Aim of the task |
Search the material for "this" and show all lines that contain it.

Supplied data |
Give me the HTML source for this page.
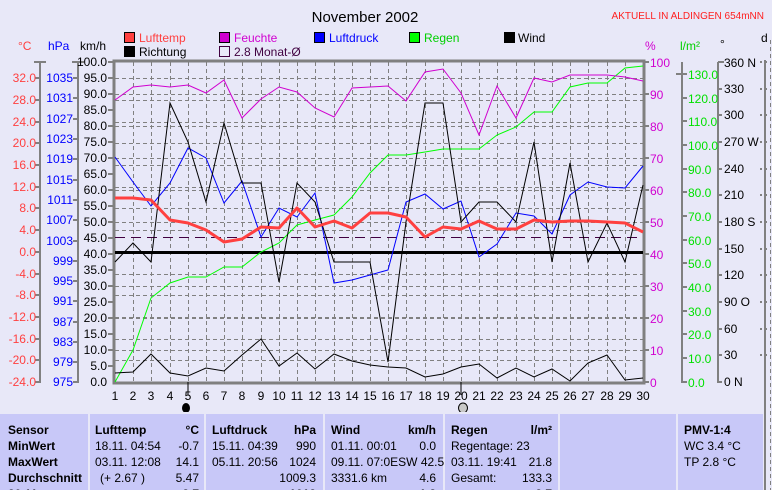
<!DOCTYPE html>
<html><head><meta charset="utf-8"><style>
html,body{margin:0;padding:0;background:#e8e8f8;}
svg{display:block;font-family:"Liberation Sans",sans-serif;}
</style></head><body>
<svg width="772" height="490" viewBox="0 0 772 490" xmlns="http://www.w3.org/2000/svg">
<rect width="772" height="490" fill="#e8e8f8"/>
<text x="365" y="22" font-size="15" text-anchor="middle" fill="#000">November 2002</text>
<text x="764" y="19" font-size="10" text-anchor="end" fill="#ff2020">AKTUELL IN ALDINGEN 654mNN</text>
<g font-size="12">
<rect x="124.5" y="32.5" width="10" height="10" fill="#ff4040" stroke="#000"/><text x="139" y="42" fill="#ff4040">Lufttemp</text>
<rect x="219.5" y="32.5" width="10" height="10" fill="#d000d0" stroke="#000"/><text x="234" y="42" fill="#d000d0">Feuchte</text>
<rect x="314.5" y="32.5" width="10" height="10" fill="#0000ff" stroke="#000"/><text x="329" y="42" fill="#0000ff">Luftdruck</text>
<rect x="409.5" y="32.5" width="10" height="10" fill="#00ff00" stroke="#000"/><text x="424" y="42" fill="#00d000">Regen</text>
<rect x="504.5" y="32.5" width="10" height="10" fill="#000" stroke="#000"/><text x="518" y="42" fill="#000">Wind</text>
<rect x="124.5" y="46.5" width="10" height="10" fill="#000" stroke="#000"/><text x="139" y="56" fill="#000">Richtung</text>
<rect x="219.5" y="46.5" width="10" height="10" fill="none" stroke="#400040"/><text x="234" y="56" fill="#400040">2.8 Monat-Ø</text>
<text x="18" y="50" fill="#ff4040">°C</text>
<text x="48" y="50" fill="#0000ff">hPa</text>
<text x="80" y="50" fill="#000">km/h</text>
<text x="645" y="50" fill="#d000d0">%</text>
<text x="680" y="50" fill="#00d000">l/m²</text>
<text x="720" y="48" fill="#000">°</text>
<text x="761" y="42" fill="#000">d</text>
</g>
<!-- grid -->
<g stroke="#808080" stroke-width="1" stroke-dasharray="4,3" fill="none">
<path d="M133.5 62V382M151.5 62V382M170.5 62V382M188.5 62V382M206.5 62V382M224.5 62V382M242.5 62V382M261.5 62V382M279.5 62V382M297.5 62V382M315.5 62V382M334.5 62V382M352.5 62V382M370.5 62V382M388.5 62V382M406.5 62V382M425.5 62V382M443.5 62V382M461.5 62V382M479.5 62V382M497.5 62V382M516.5 62V382M534.5 62V382M552.5 62V382M570.5 62V382M588.5 62V382M607.5 62V382M625.5 62V382"/>
<path d="M115 78.5H643M115 100.5H643M115 122.5H643M115 143.5H643M115 165.5H643M115 187.5H643M115 208.5H643M115 230.5H643M115 274.5H643M115 295.5H643M115 317.5H643M115 339.5H643M115 360.5H643"/>
<path d="M115 94.5H643M115 126.5H643M115 158.5H643M115 190.5H643M115 222.5H643M115 286.5H643M115 318.5H643M115 350.5H643"/>
<path d="M770.5 40V490"/>
</g>
<!-- frame -->
<rect x="114" y="61" width="530" height="322" fill="none" stroke="#808080" stroke-width="3"/>
<!-- axes -->
<g stroke="#808080" stroke-width="2" fill="none">
<path d="M40 62V383M78 62V383M682 62V383M718 62V383M765 60V490"/>
<path d="M34 62H46M72 62H84M108 62H114"/>
<path d="M35 78H40M35 100H40M35 122H40M35 143H40M35 165H40M35 187H40M35 208H40M35 230H40M35 252H40M35 274H40M35 295H40M35 317H40M35 339H40M35 360H40M35 382H40"/>
<path d="M73 78H78M73 98H78M73 119H78M73 139H78M73 159H78M73 180H78M73 200H78M73 220H78M73 241H78M73 261H78M73 281H78M73 301H78M73 322H78M73 342H78M73 362H78M73 382H78"/>
<path d="M108 78H114M108 94H114M108 110H114M108 126H114M108 142H114M108 158H114M108 174H114M108 190H114M108 206H114M108 222H114M108 238H114M108 254H114M108 270H114M108 286H114M108 302H114M108 318H114M108 334H114M108 350H114M108 366H114"/>
<path d="M643 62H649M643 94H649M643 126H649M643 158H649M643 190H649M643 222H649M643 254H649M643 286H649M643 318H649M643 350H649M643 382H649"/>
<path d="M676 74H687M682 98H687M682 121H687M682 145H687M682 169H687M682 192H687M682 216H687M682 240H687M682 263H687M682 287H687M682 311H687M682 334H687M682 358H687M682 382H687"/>
<path d="M718 62H724M718 89H722M718 115H722M718 142H722M718 169H722M718 195H722M718 222H722M718 249H722M718 275H722M718 302H722M718 329H722M718 355H722M718 382H722"/>
<path d="M760 62H770M760 89H770M760 115H770M760 142H770M760 169H770M760 195H770M760 222H770M760 249H770M760 275H770M760 302H770M760 329H770M760 355H770" stroke-dasharray="2,3"/>
</g>
<g font-size="12">
<g fill="#ff4040" text-anchor="end">
<text x="36" y="82">32.0</text><text x="36" y="104">28.0</text><text x="36" y="126">24.0</text><text x="36" y="147">20.0</text><text x="36" y="169">16.0</text><text x="36" y="191">12.0</text><text x="36" y="212">8.0</text><text x="36" y="234">4.0</text><text x="36" y="256">0.0</text><text x="36" y="278">-4.0</text><text x="36" y="299">-8.0</text><text x="36" y="321">-12.0</text><text x="36" y="343">-16.0</text><text x="36" y="364">-20.0</text><text x="36" y="386">-24.0</text>
</g>
<g fill="#0000ff" text-anchor="end">
<text x="73" y="82">1035</text><text x="73" y="102">1031</text><text x="73" y="123">1027</text><text x="73" y="143">1023</text><text x="73" y="163">1019</text><text x="73" y="184">1015</text><text x="73" y="204">1011</text><text x="73" y="224">1007</text><text x="73" y="245">1003</text><text x="73" y="265">999</text><text x="73" y="285">995</text><text x="73" y="305">991</text><text x="73" y="326">987</text><text x="73" y="346">983</text><text x="73" y="366">979</text><text x="73" y="386">975</text>
</g>
<g fill="#000" text-anchor="end">
<text x="107" y="66">100.0</text><text x="107" y="82">95.0</text><text x="107" y="98">90.0</text><text x="107" y="114">85.0</text><text x="107" y="130">80.0</text><text x="107" y="146">75.0</text><text x="107" y="162">70.0</text><text x="107" y="178">65.0</text><text x="107" y="194">60.0</text><text x="107" y="210">55.0</text><text x="107" y="226">50.0</text><text x="107" y="242">45.0</text><text x="107" y="258">40.0</text><text x="107" y="274">35.0</text><text x="107" y="290">30.0</text><text x="107" y="306">25.0</text><text x="107" y="322">20.0</text><text x="107" y="338">15.0</text><text x="107" y="354">10.0</text><text x="107" y="370">5.0</text><text x="107" y="386">0.0</text>
</g>
<g fill="#d000d0">
<text x="650" y="67">100</text><text x="650" y="99">90</text><text x="650" y="131">80</text><text x="650" y="163">70</text><text x="650" y="195">60</text><text x="650" y="227">50</text><text x="650" y="259">40</text><text x="650" y="291">30</text><text x="650" y="323">20</text><text x="650" y="355">10</text><text x="650" y="387">0</text>
</g>
<g fill="#00e000">
<text x="688" y="79">130.0</text><text x="688" y="103">120.0</text><text x="688" y="126">110.0</text><text x="688" y="150">100.0</text><text x="688" y="174">90.0</text><text x="688" y="197">80.0</text><text x="688" y="221">70.0</text><text x="688" y="245">60.0</text><text x="688" y="268">50.0</text><text x="688" y="292">40.0</text><text x="688" y="316">30.0</text><text x="688" y="339">20.0</text><text x="688" y="363">10.0</text><text x="688" y="387">0.0</text>
</g>
<g fill="#000">
<text x="724" y="67">360 N</text><text x="724" y="93">330</text><text x="724" y="119">300</text><text x="724" y="146">270 W</text><text x="724" y="173">240</text><text x="724" y="199">210</text><text x="724" y="226">180 S</text><text x="724" y="253">150</text><text x="724" y="279">120</text><text x="724" y="306">90 O</text><text x="724" y="333">60</text><text x="724" y="359">30</text><text x="724" y="386">0 N</text>
</g>
<g fill="#000" text-anchor="middle">
<text x="115" y="400">1</text><text x="133" y="400">2</text><text x="151" y="400">3</text><text x="170" y="400">4</text><text x="188" y="400">5</text><text x="206" y="400">6</text><text x="224" y="400">7</text><text x="242" y="400">8</text><text x="261" y="400">9</text><text x="279" y="400">10</text><text x="297" y="400">11</text><text x="315" y="400">12</text><text x="334" y="400">13</text><text x="352" y="400">14</text><text x="370" y="400">15</text><text x="388" y="400">16</text><text x="406" y="400">17</text><text x="425" y="400">18</text><text x="443" y="400">19</text><text x="461" y="400">20</text><text x="479" y="400">21</text><text x="497" y="400">22</text><text x="516" y="400">23</text><text x="534" y="400">24</text><text x="552" y="400">25</text><text x="570" y="400">26</text><text x="588" y="400">27</text><text x="607" y="400">28</text><text x="625" y="400">29</text><text x="643" y="400">30</text>
</g>
</g>
<!-- moon markers -->
<path d="M188 382V395M461 382V395" stroke="#000" stroke-width="1"/>
<ellipse cx="186" cy="408" rx="4" ry="5" fill="#000"/>
<ellipse cx="463" cy="408" rx="4.5" ry="5" fill="#c8c8c8" stroke="#000"/>
<!-- reference lines -->
<path d="M115 237.5H643" stroke="#400040" stroke-width="1" stroke-dasharray="10,6"/>
<path d="M115 252.5H643" stroke="#000" stroke-width="3"/>
<!-- series -->
<polyline fill="none" stroke="#00ff00" stroke-width="1" points="115,382 133,350 151,298 170,283 188,277 206,277 224,267 242,267 261,252 279,243 297,225 315,220 334,215 352,197 370,173 388,155 406,155 425,152 443,149 461,149 479,149 497,135 516,127 534,112 552,112 570,87 588,83 607,83 625,68 643,66"/>
<polyline fill="none" stroke="#d000d0" stroke-width="1" points="115,100 133,87 151,85 170,87 188,85 206,93 224,80 242,118 261,99 279,87 297,92 315,108 334,117 352,88 370,87 388,86 406,101 425,72 443,69 461,93 479,135 497,86 516,118 534,78 552,82 570,75 588,75 607,75 625,77 643,81"/>
<polyline fill="none" stroke="#0000ff" stroke-width="1" points="115,157 133,182 151,206 170,183 188,148 206,158 224,203 242,181 261,237 279,208 297,217 315,193 334,283 352,280 370,275 388,270 406,202 425,194 443,209 461,201 479,257 497,244 516,213 534,216 552,234 570,195 588,182 607,187 625,188 643,166"/>
<polyline fill="none" stroke="#000" stroke-width="1" points="115,262 133,243 151,262 170,103 188,142 206,202 224,123 242,183 261,183 279,282 297,183 315,202 334,262 352,262 370,262 388,362 406,222 425,103 443,103 461,222 479,202 497,202 516,222 534,142 552,262 570,163 588,262 607,223 625,262 643,185"/>
<polyline fill="none" stroke="#000" stroke-width="1" points="115,373 133,372 151,354 170,373 188,376 206,368 224,371 242,355 261,339 279,366 297,353 315,369 334,354 352,361 370,365 388,367 406,368 425,377 443,374 461,367 479,364 497,378 516,368 534,377 552,369 570,381 588,363 607,355 625,380 643,378"/>
<polyline fill="none" stroke="#ff4040" stroke-width="3" stroke-linejoin="round" points="115,198 133,198 151,200 170,220 188,223 206,230 224,242 242,239 261,227 279,228 297,208 315,227 334,221 352,228 370,213 388,213 406,217 425,237 443,227 461,229 479,221 497,229 516,229 534,220 552,222 570,221 588,221 607,222 625,223 643,232"/>
<!-- table -->
<rect x="0" y="413" width="763" height="77" fill="#c8c8f8"/>
<g stroke="#e8e8f8" stroke-width="2">
<path d="M0 413H763M89 413V490M205 413V490M324 413V490M444 413V490M559 413V490M677 413V490"/>
</g>
<g font-size="12" fill="#000">
<g font-weight="bold">
<text x="8" y="434">Sensor</text><text x="8" y="450">MinWert</text><text x="8" y="466">MaxWert</text><text x="8" y="482">Durchschnitt</text><text x="8" y="498">30.11.</text>
<text x="95" y="434">Lufttemp</text><text x="199" y="434" text-anchor="end">°C</text>
<text x="212" y="434">Luftdruck</text><text x="316" y="434" text-anchor="end">hPa</text>
<text x="331" y="434">Wind</text><text x="436" y="434" text-anchor="end">km/h</text>
<text x="451" y="434">Regen</text><text x="552" y="434" text-anchor="end">l/m²</text>
<text x="684" y="434">PMV-1:4</text>
<text x="199" y="498" text-anchor="end">2.7</text><text x="316" y="498" text-anchor="end">1013</text><text x="436" y="498" text-anchor="end">1.8</text><text x="552" y="498" text-anchor="end">2.7</text>
</g>
<text x="95" y="450">18.11.  04:54</text><text x="199" y="450" text-anchor="end">-0.7</text>
<text x="95" y="466">03.11.  12:08</text><text x="199" y="466" text-anchor="end">14.1</text>
<text x="100" y="482">(+ 2.67 )</text><text x="199" y="482" text-anchor="end">5.47</text>
<text x="212" y="450">15.11.  04:39</text><text x="316" y="450" text-anchor="end">990</text>
<text x="212" y="466">05.11.  20:56</text><text x="316" y="466" text-anchor="end">1024</text>
<text x="316" y="482" text-anchor="end">1009.3</text>
<text x="331" y="450">01.11.  00:01</text><text x="436" y="450" text-anchor="end">0.0</text>
<text x="331" y="466">09.11.  07:0ESW 42.5</text>
<text x="331" y="482">3331.6 km</text><text x="436" y="482" text-anchor="end">4.6</text>
<text x="451" y="450">Regentage: 23</text>
<text x="451" y="466">03.11.  19:41</text><text x="552" y="466" text-anchor="end">21.8</text>
<text x="451" y="482">Gesamt:</text><text x="552" y="482" text-anchor="end">133.3</text>
<text x="684" y="450">WC 3.4 °C</text>
<text x="684" y="466">TP 2.8 °C</text>
</g>
</svg>
</body></html>
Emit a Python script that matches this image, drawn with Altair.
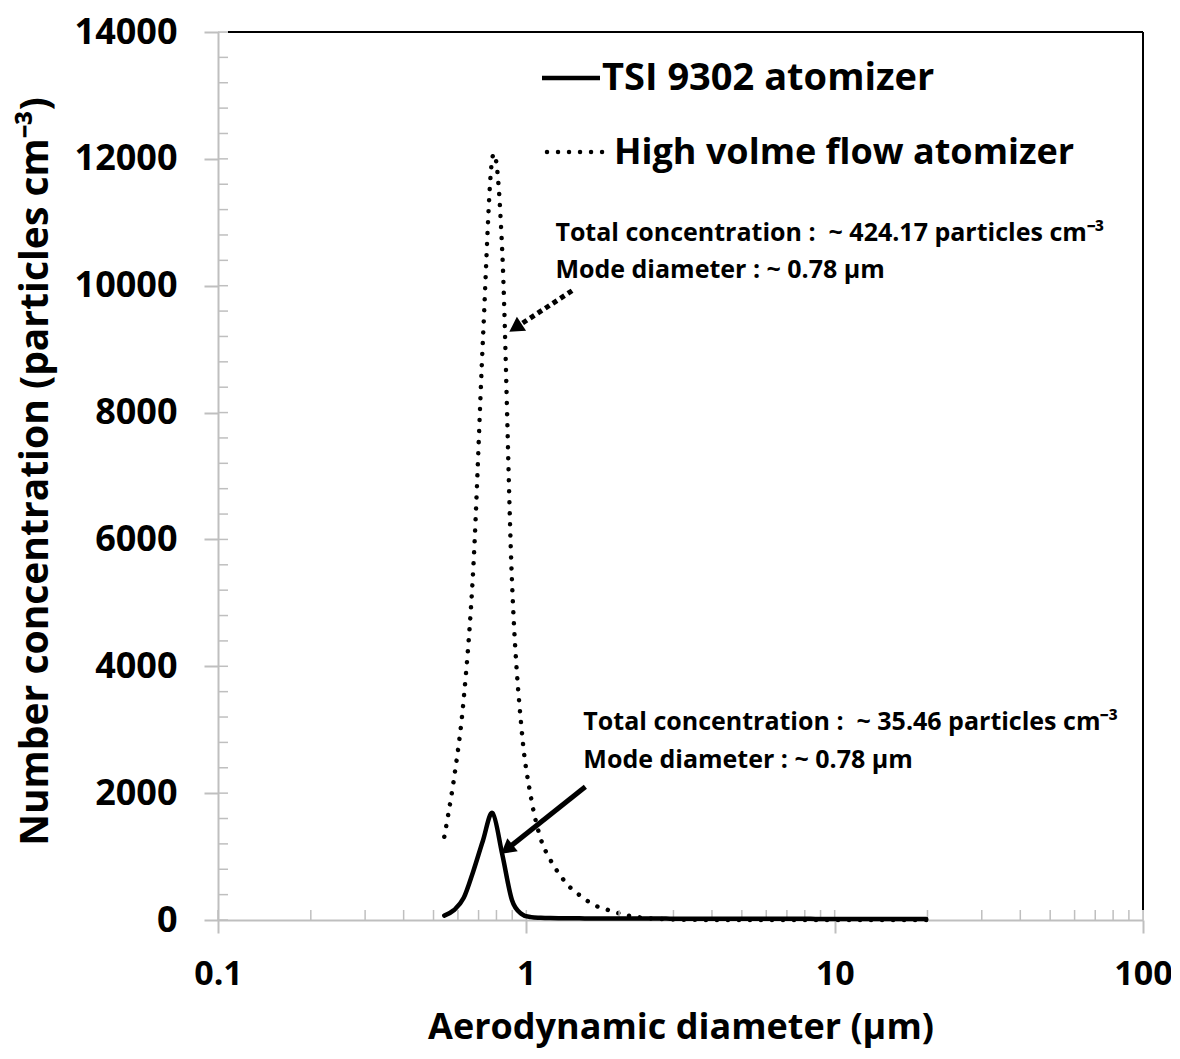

Final answer |
Give me the HTML source for this page.
Emit a Python script that matches this image, drawn with Altair.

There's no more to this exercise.